Included in The Ruins are three photographs of a female subject, Photoshoped to brilliant luminescence and porcelain beauty. They evoke the skin tones and body shapes used by French Neoclassical painter Jean Auguste Dominique Ingres. Second Something (Lambda Print, 2009) most aptly conveys the languid pose and manipulation of an Ingres model. In Double Nothing (Lambda Print, 2009) this perfection is strikingly contrasted with the mode'Ts real face. These photographs are created using multiple layers in Photoshop much like underpainting traditions, using a base and then a series of transparent layers to add colour and texture. In Second Something (Lambda Print, 2009) Koops employs her now signature motif of a seated woman in a sparse interior setting. The body is manipulated, limbs stretched and neck elongated into an idealized representation of the subject.

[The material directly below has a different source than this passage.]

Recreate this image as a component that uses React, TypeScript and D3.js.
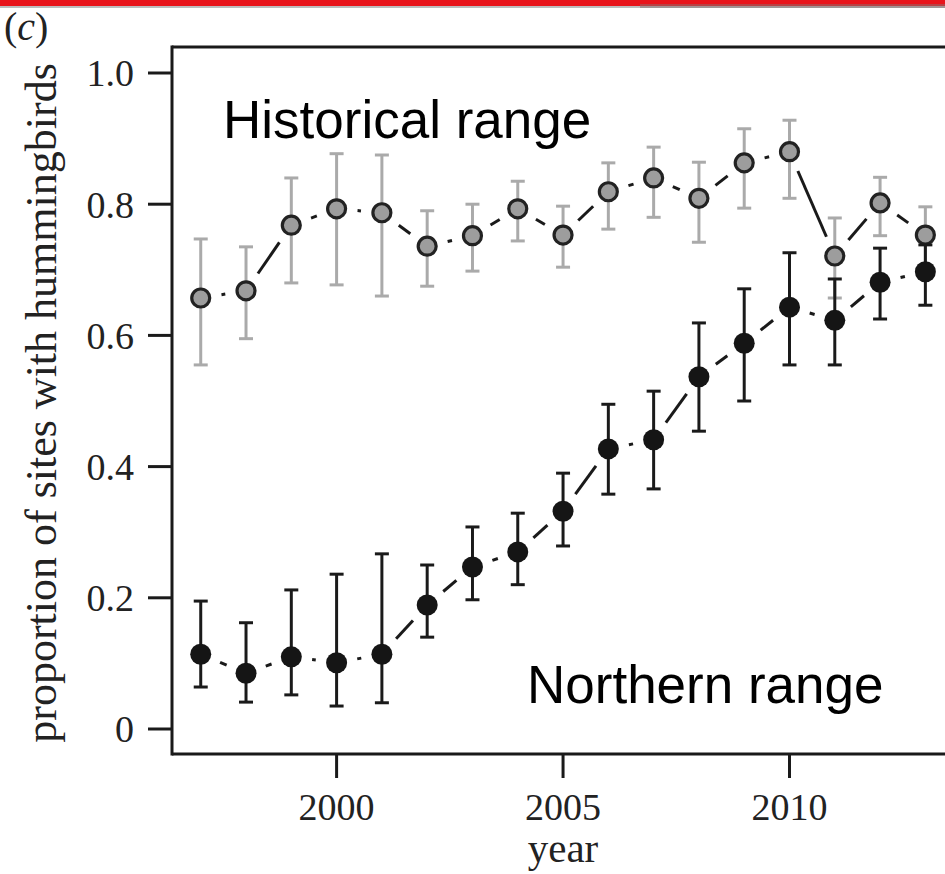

Koops says that the next stage in her artistic research will include the study and use of 3D modelling software like Poser, a program that requires the composition of forms from generic modules, allowing the user to try on identities and create the fictional from scratch. She also acknowledges that within this digital revolution, technologies are constantly being outdated, even the term virtual reality is now considered retro, full of memory and illusion, already a ruin of an outmoded past.

Meredith Turnbull, 2009

Meredith Turnbull is Gallery Manger/Curator of the Margaret Lawrence Gallery. She is also a Melbourne based artist and writer.


1 Walter Benjamin, 'The Ruin', The Work of Art in the Age of its Technological Reproducibility and Other Writings on Media, eds, Michael W. Jennings, Brigid Doherty, and Thomas Y. Levin, The Belknap Press of Harvard University Press, Cambridge, 2008, p 180.

2 A concept derived from German theorist and philosopher Walter Benjamin and outlined in his essay The Antinomies of Allegory Exegesis in the above text. Benjamin's ideas are also explored in reference to the digital age in 'Gursky, Ruff and Demand: allegories of the real and the return of history' by Neil Matheson in The State of the Real: Aesthetics in the Digital Age, eds, Damain Sutton, Susan Brind, Ray McKenzie, pp , I. B. Tauris and Co Ltd, New York, 2007.